Direct Solution of Multi-Objective Optimal Control Problems Applied to Spaceplane Mission Design

Abstract

This paper presents a novel approach to the solution of multiphase multi-objective optimal control problems. The proposed solution strategy is based on the transcription of the optimal control problem with Finite Elements in Time and the solution of the resulting multi-objective nonlinear programming (MONLP) problem with a memetic strategy that extends the Multi Agent Collaborative Search algorithm. The MONLP problem is reformulated as two nonlinear programming problems: a bilevel and a single-level problem.
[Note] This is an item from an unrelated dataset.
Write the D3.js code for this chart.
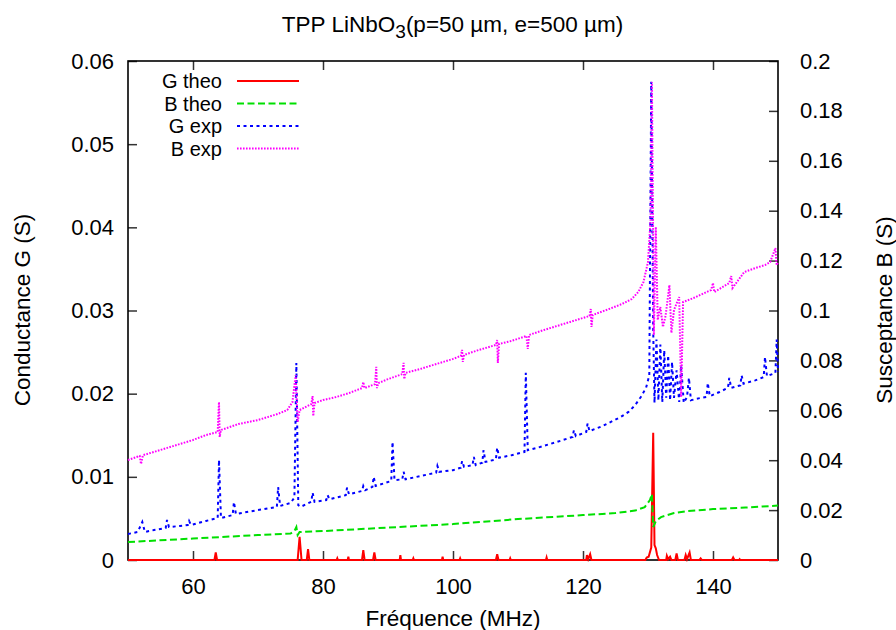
<!DOCTYPE html>
<html><head><meta charset="utf-8">
<script src="https://cdn.jsdelivr.net/npm/d3@7"></script>
<style>
html,body{margin:0;padding:0;background:#fff;}
svg{display:block;font-family:"Liberation Sans",Arial,sans-serif;}
</style></head>
<body><svg id="c" width="896" height="630"></svg>
<script>
// ---- data (frequency in MHz, G and B in S) ----
const xTicks = [60, 80, 100, 120, 140];
const yLeftTicks = [0, 0.01, 0.02, 0.03, 0.04, 0.05, 0.06];
const yRightTicks = [0, 0.02, 0.04, 0.06, 0.08, 0.1, 0.12, 0.14, 0.16, 0.18, 0.2];
const seriesNames = ["G theo", "B theo", "G exp", "B exp"];

const gTheoF = [50, 63.3, 63.5, 63.7, 76.1, 76.4, 76.7, 77.5, 77.7, 77.9, 82.1, 82.2, 82.3, 83.8, 83.9, 84.0,
  86.0, 86.2, 86.4, 87.7, 87.9, 88.1, 91.8, 91.9, 92.0, 93.8, 93.9, 94.0, 98.3, 98.4, 98.5, 101.0, 101.1, 101.2,
  106.6, 106.8, 107.0, 108.7, 108.8, 108.9, 114.3, 114.4, 114.5, 120.5, 120.6, 120.8, 121.1, 121.3,
  129.6, 129.8, 130.1, 130.5, 130.8, 131.0, 131.2, 131.4, 131.7, 132.8, 132.9, 133.1, 133.4, 133.6,
  134.2, 134.4, 134.6, 135.6, 135.8, 136.0, 136.4, 136.6, 137.9, 138.1, 138.3, 142.9, 143.1, 143.3, 144.0, 144.1, 144.2, 150];
const gTheoV = [0, 0, 0.0009, 0, 0, 0.0028, 0, 0, 0.0013, 0, 0, 0.0002, 0, 0, 0.0004, 0,
  0, 0.0012, 0, 0, 0.0009, 0, 0, 0.0006, 0, 0, 0.0002, 0, 0, 0.0004, 0, 0, 0.0002, 0,
  0, 0.0007, 0, 0, 0.0002, 0, 0, 0.0003, 0, 0, 0.0006, 0.0001, 0.0007, 0,
  0, 0.0003, 0.0004, 0.0015, 0.0153, 0.0018, 0.0014, 0.0006, 0, 0, 0.0005, 0.0001, 0.0004, 0,
  0, 0.0008, 0, 0, 0.0006, 0.0001, 0.0009, 0, 0, 0.0002, 0, 0, 0.0003, 0, 0, 0.0001, 0, 0];

const bTheoF = [50, 60, 70, 75, 75.6, 75.9, 76.1, 76.4, 80, 90, 100, 110, 120, 125, 128, 129.5, 130.3, 130.6,
  130.8, 131.2, 132, 134, 136, 140, 145, 150];
const bTheoV = [0.0072, 0.0086, 0.0100, 0.0106, 0.0116, 0.0132, 0.0100, 0.0112, 0.0116, 0.0130, 0.0144, 0.0164, 0.0180, 0.0188, 0.0198, 0.0212, 0.0240, 0.0265,
  0.0132, 0.0156, 0.0172, 0.0188, 0.0196, 0.0204, 0.0210, 0.0218];

const gExpF = [50, 51.5, 52.2, 52.6, 54, 55.8, 56, 56.3, 58, 59.2, 59.4, 59.7, 62, 63.8, 64.0, 64.3, 66.1, 66.3, 66.6,
  70, 72.9, 73.1, 73.4, 75.0, 75.6, 75.9, 76.2, 76.6, 78.2, 78.4, 78.7, 80.5, 80.7, 81, 83.5, 83.7, 84, 86, 86.2, 86.5,
  87.6, 87.8, 88.1, 90.5, 90.7, 91, 92.2, 92.4, 92.7, 95, 97.4, 97.6, 97.9, 100, 101.2, 101.4, 101.7, 103.0, 103.2, 103.5,
  104.5, 104.7, 105, 106.6, 106.8, 107.1, 109, 111.0, 111.2, 111.5, 113, 116, 118.4, 118.6, 118.9, 120.5, 120.7, 121,
  123, 125.8, 127, 128, 128.9, 129.7, 130.2, 130.5, 130.8, 131.0, 131.3, 131.6, 131.9, 132.2, 132.5, 132.8, 133.1, 133.4,
  133.7, 134.0, 134.4, 134.8, 135.1, 135.5, 136, 136.3, 136.6, 137.5, 139.0, 139.2, 139.5, 141, 142.3, 142.5, 142.8,
  144.2, 144.4, 144.7, 146.5, 147.8, 148.0, 148.3, 149.6, 149.8, 150];
const gExpV = [0.00313, 0.00337, 0.00457, 0.00337, 0.0036, 0.00385, 0.00481, 0.00397, 0.00409, 0.0042, 0.0047, 0.0042, 0.0047, 0.00505, 0.01202, 0.00505, 0.0054, 0.00697, 0.00553,
  0.0060, 0.00637, 0.00878, 0.0065, 0.00685, 0.0075, 0.0237, 0.0066, 0.0064, 0.0070, 0.0081, 0.0070, 0.0072, 0.0078, 0.0073, 0.0078, 0.0087, 0.0079, 0.0083, 0.0089, 0.0084,
  0.0088, 0.0100, 0.0089, 0.0095, 0.0142, 0.0096, 0.0097, 0.0106, 0.0097, 0.0101, 0.0105, 0.0113, 0.0106, 0.0108, 0.0111, 0.0119, 0.0112, 0.0114, 0.0124, 0.0114,
  0.0117, 0.0132, 0.0118, 0.0121, 0.0135, 0.0123, 0.0126, 0.0130, 0.0225, 0.0132, 0.0135, 0.0142, 0.0148, 0.0156, 0.0149, 0.0154, 0.0164, 0.0155,
  0.0161, 0.0172, 0.0178, 0.0186, 0.0196, 0.0207, 0.0222, 0.0575, 0.0277, 0.0189, 0.0265, 0.0192, 0.0259, 0.0190, 0.0252, 0.0195, 0.0246, 0.0192,
  0.0238, 0.0195, 0.0228, 0.0190, 0.0234, 0.0189, 0.0196, 0.0219, 0.0192, 0.0194, 0.0196, 0.0213, 0.0197, 0.0202, 0.0207, 0.0219, 0.0207,
  0.0210, 0.0222, 0.0212, 0.0216, 0.0220, 0.0244, 0.0221, 0.0225, 0.0265, 0.0226];

const bExpF = [50, 51.8, 52.0, 52.3, 55, 58, 60, 62, 63.8, 64.0, 64.1, 64.3, 67, 70, 73, 74.5, 75.3, 75.8, 76.1, 76.4,
  78.2, 78.4, 78.5, 78.7, 80, 82, 84, 86, 86.2, 86.4, 88.0, 88.2, 88.3, 88.5, 90, 92.2, 92.4, 92.5, 92.7, 95, 98, 100,
  101.2, 101.4, 101.5, 101.7, 104, 106.6, 106.8, 106.9, 107.1, 109, 111.3, 111.5, 111.7, 114, 116, 118, 121, 121.2, 121.3, 121.5,
  124, 126, 127.5, 128.5, 129.3, 130.0, 130.4, 130.6, 130.9, 131.2, 131.5, 131.9, 132.3, 132.7, 133.3, 133.6, 134.0, 134.8, 135.1, 135.4,
  137, 139.7, 140, 140.2, 142.5, 142.8, 143, 144.8, 146.5, 148, 148.8, 149.6, 149.8, 150];
const bExpV = [0.0401, 0.0417, 0.0385, 0.0420, 0.0441, 0.0465, 0.0481, 0.0501, 0.0513, 0.0633, 0.0493, 0.0521, 0.0545, 0.0561, 0.0585, 0.0601, 0.0633, 0.0741, 0.0553, 0.0601,
  0.0625, 0.0657, 0.0577, 0.0629, 0.0641, 0.0653, 0.0669, 0.0689, 0.0713, 0.0689, 0.0705, 0.0774, 0.0689, 0.0709, 0.0725, 0.0745, 0.0790, 0.0725, 0.0750, 0.0766, 0.0790, 0.0806,
  0.0818, 0.0842, 0.0794, 0.0822, 0.0842, 0.0862, 0.0882, 0.0790, 0.0866, 0.0878, 0.0898, 0.0846, 0.0902, 0.0922, 0.0938, 0.0954, 0.0978, 0.1006, 0.0934, 0.0982,
  0.1006, 0.1026, 0.1046, 0.1074, 0.1114, 0.1194, 0.1363, 0.1916, 0.0902, 0.1335, 0.0962, 0.1014, 0.0934, 0.0978, 0.1102, 0.0910, 0.1002, 0.1054, 0.0653, 0.1034,
  0.1050, 0.1082, 0.1110, 0.1074, 0.1110, 0.1138, 0.1090, 0.1154, 0.1170, 0.1182, 0.1194, 0.1250, 0.1182, 0.1194];

// ---- layout ----
const svg = d3.select("#c");
const L = 128, R = 778, T = 61, B = 560;
const x = d3.scaleLinear().domain([50, 150]).range([L, R]);
const yL = d3.scaleLinear().domain([0, 0.06]).range([B, T]);
const yR = d3.scaleLinear().domain([0, 0.2]).range([B, T]);
const fmt = d => d === 0 ? "0" : String(+d.toFixed(2));
const FS = 22.5;
const TFS = 22;
const LFS = 20;

// axes
const gx = svg.append("g").attr("transform", `translate(0,${B})`)
  .call(d3.axisBottom(x).tickValues(xTicks).tickSizeInner(-9).tickSizeOuter(0).tickPadding(18).tickFormat(d3.format("d")));
const gxt = svg.append("g").attr("transform", `translate(0,${T})`)
  .call(d3.axisTop(x).tickValues(xTicks).tickSizeInner(-9).tickSizeOuter(0).tickFormat(""));
const gy = svg.append("g").attr("transform", `translate(${L},0)`)
  .call(d3.axisLeft(yL).tickValues(yLeftTicks).tickSizeInner(-9).tickSizeOuter(0).tickPadding(14).tickFormat(fmt));
const gy2 = svg.append("g").attr("transform", `translate(${R},0)`)
  .call(d3.axisRight(yR).tickValues(yRightTicks).tickSizeInner(-9).tickSizeOuter(0).tickPadding(22).tickFormat(fmt));
[gx, gxt, gy, gy2].forEach(g => {
  g.select(".domain").remove();
  g.selectAll(".tick line").attr("stroke", "#333").attr("stroke-width", 1.5);
  g.selectAll("text").attr("font-size", TFS).attr("fill", "#000").attr("font-family", '"Liberation Sans",Arial,sans-serif');
});

// frame
svg.append("rect").attr("x", L).attr("y", T).attr("width", R - L).attr("height", B - T)
  .attr("fill", "none").attr("stroke", "#000").attr("stroke-width", 1.6);

// series
const styles = [
  {F: gTheoF, V: gTheoV, y: yL, color: "#ff0000", dash: null},
  {F: bTheoF, V: bTheoV, y: yR, color: "#00e000", dash: "7,3.5"},
  {F: gExpF, V: gExpV, y: yL, color: "#0000ff", dash: "3,3.5"},
  {F: bExpF, V: bExpV, y: yR, color: "#ff00ff", dash: "1.6,1.4"}
];
styles.forEach(s => {
  const pts = s.F.map((f, i) => [f, s.V[i]]);
  const line = d3.line().x(d => x(d[0])).y(d => s.y(d[1]));
  svg.append("path").attr("d", line(pts)).attr("fill", "none")
    .attr("stroke", s.color).attr("stroke-width", 2)
    .attr("stroke-linejoin", "miter")
    .attr("stroke-dasharray", s.dash);
});

// legend
const legY = [81, 103.5, 126, 148.5];
seriesNames.forEach((n, i) => {
  svg.append("text").attr("x", 222).attr("y", legY[i]).attr("dy", "0.35em")
    .attr("text-anchor", "end").attr("font-size", LFS).text(n);
  svg.append("line").attr("x1", 237).attr("x2", 299).attr("y1", legY[i]).attr("y2", legY[i])
    .attr("stroke", styles[i].color).attr("stroke-width", 2).attr("stroke-dasharray", styles[i].dash);
});

// titles
const title = svg.append("text").attr("x", 452.5).attr("y", 32).attr("text-anchor", "middle").attr("font-size", FS);
title.append("tspan").text("TPP LiNbO");
title.append("tspan").attr("font-size", FS * 0.85).attr("dy", 6).text("3");
title.append("tspan").attr("dy", -6).text("(p=50 µm, e=500 µm)");

svg.append("text").attr("x", 453).attr("y", 626).attr("text-anchor", "middle").attr("font-size", FS).text("Fréquence (MHz)");
svg.append("text").attr("transform", "translate(30,310) rotate(-90)").attr("text-anchor", "middle").attr("font-size", FS).text("Conductance G (S)");
svg.append("text").attr("transform", "translate(892,310) rotate(-90)").attr("text-anchor", "middle").attr("font-size", FS).text("Susceptance B (S)");
</script></body></html>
The bilevel formulation is used to globally explore the search space and generate a well spread set of nondominated decision vectors, whereas the single-level formulation is used to locally converge to Pareto efficient solutions. Within the bilevel formulation, the outer level selects trial decision vectors that satisfy an improvement condition based on Chebyshev weighted norm, whereas the inner level restores the feasibility of the trial vectors generated by the outer level. The single-level refinement implements a Pascoletti-Serafini scalarization of the MONLP problem to optimize the objectives while satisfying the constraints. The approach is applied to the solution of three test cases of increasing complexity: an atmospheric reentry problem, an ascent and abort trajectory scenario, and a three-objective system and trajectory optimization problem for spaceplanes.